My birthing was a stitch between the thud of war-time guns and a heave of pungwe jives. Young women of my mother’s age were volunteer maids during the traumatic but zeal-oiled Chimurenga times, cooking and washing for the cadres of liberation. Chimurenga songs sung by these war-ironed peasant mothers and bullet-toughened collaborators in the red-hills of Wedza. These Mother-guerrillas endured the hard throbs of grenades and the thrash of midnight-rains in those village hills alongside bushy male combatants. They learnt the soprano of the gun and the tenor of death.These were heaven-echoing struggle hymns.
On the day of my birth, heavy rains rattled the winter-crusted red-earth. Rivers sobbed with heaven’s tears and sorrows of war. That grueling night, swarms of collaborators were moved from one base to another, my earthly goddess was among those pilgrims of war.
“Inside the warm meadows of her womb, I danced to both cacophonic and mega-phonic sounds…”
…her heartbeat thrilled my tender ears and her blood-ripples lulled my faint soul to sleep. And somy foetus spirit rode along with waves of echo and beat of verse. Ingenuity.
I am the blessing of the trip, the child of war song and rain. A mystery.
I am a child of song. I was birthed during the exodus.
That rebel’s war was characterized by death, wailing, stampede, bravery, shallow-graves, song and continuous walking. A trailblazing Africa reality show.
My earthly goddess was a dedicated collaborator, volunteer and songstress. She carried freedom in the sacred cave of her womb.

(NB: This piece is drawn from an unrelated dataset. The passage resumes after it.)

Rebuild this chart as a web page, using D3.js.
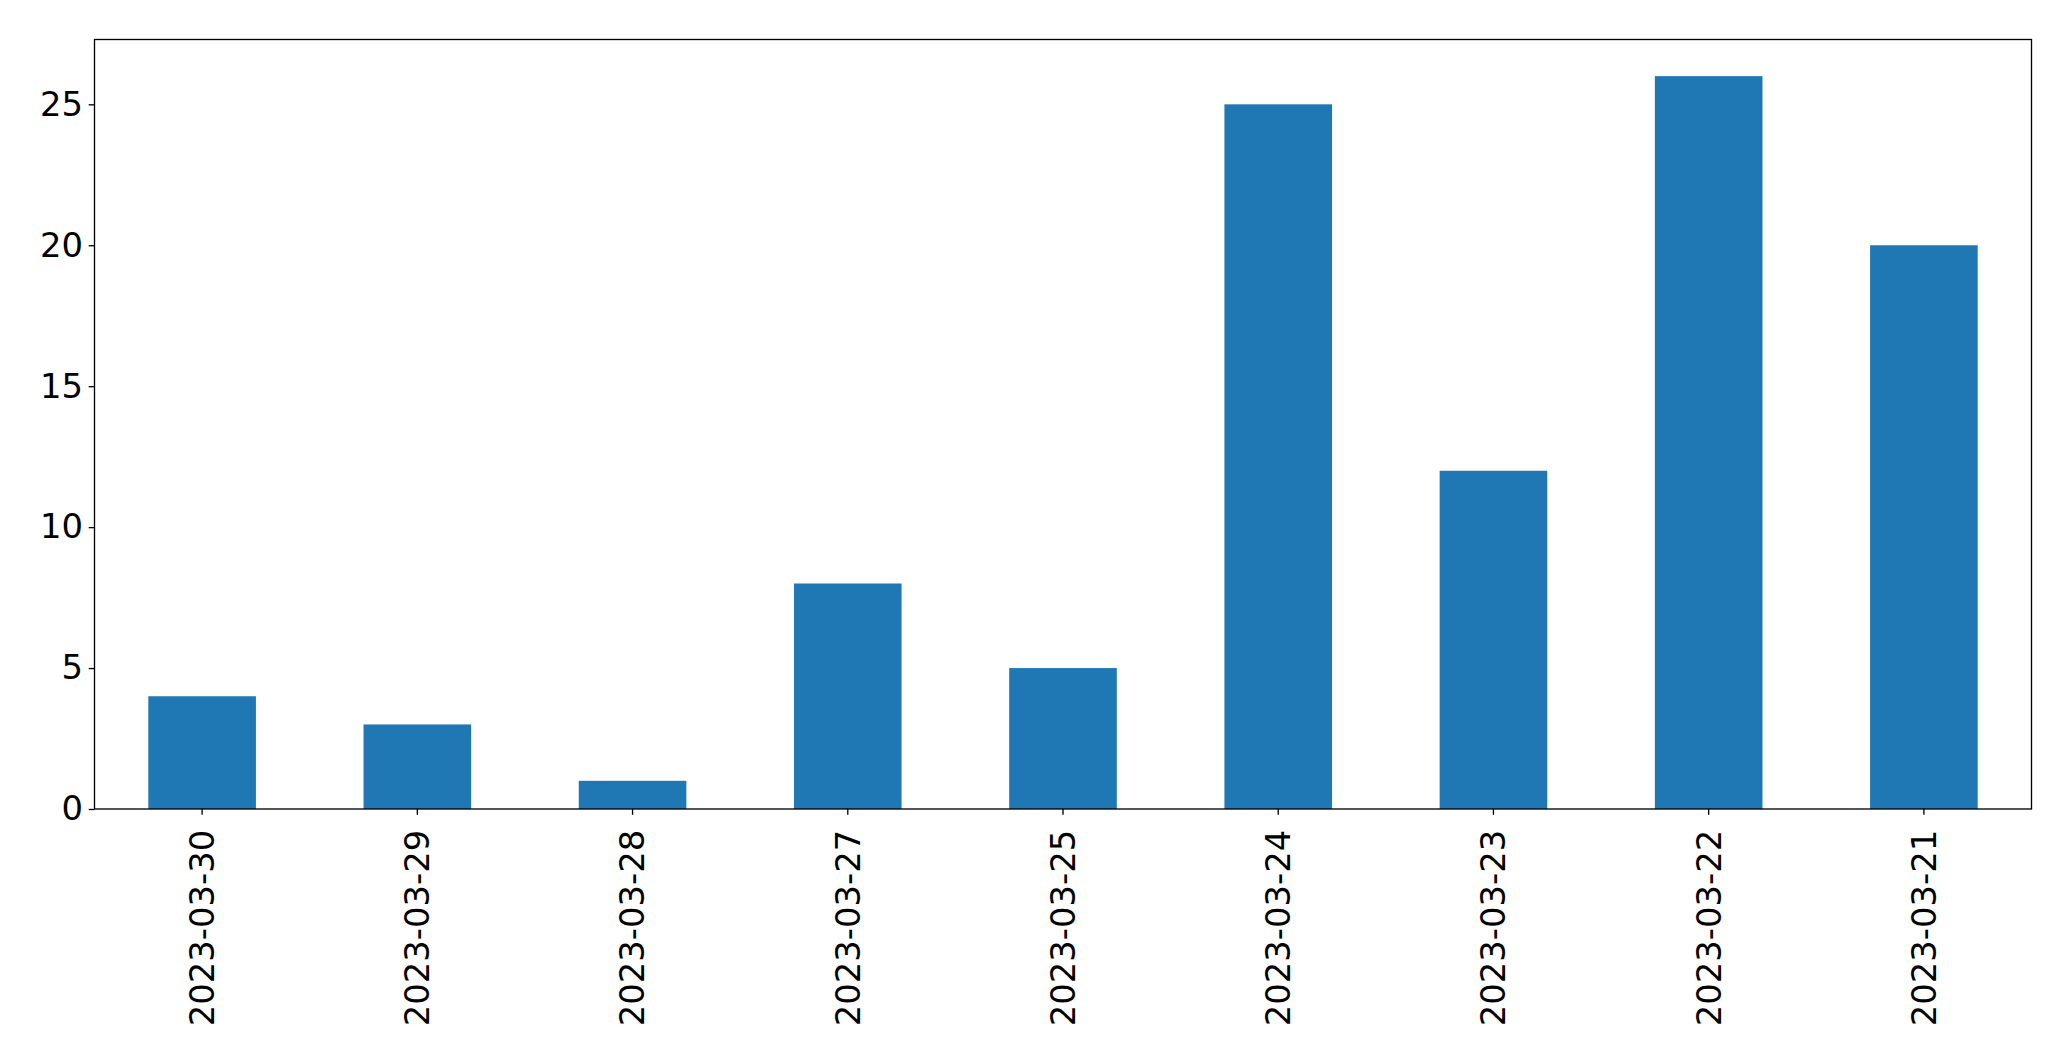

After their strange overnight long walk to freedom base of Mbirashava – rains ceased fire, war-drums paused and their echoes got trapped into the blankets of early day mist. Then came my birth cry they say like an exclamation engraved on the yellow-disc of the smoke-bruised African sun. Claws of dawn caressed the sorrow-soaked red-hills. My goddess wriggled in a thick volcano of red-clay mud, ochre-red blood and dead grass. Her womb groaned from labor pangs and suddenly the wind was cold. June dared the earth and everything in it. Cold-winds whined ferociously to disobedient flora and delinquent vultures. Winter, fast clicking a pause button to the jungle’s daily festivals. I was born.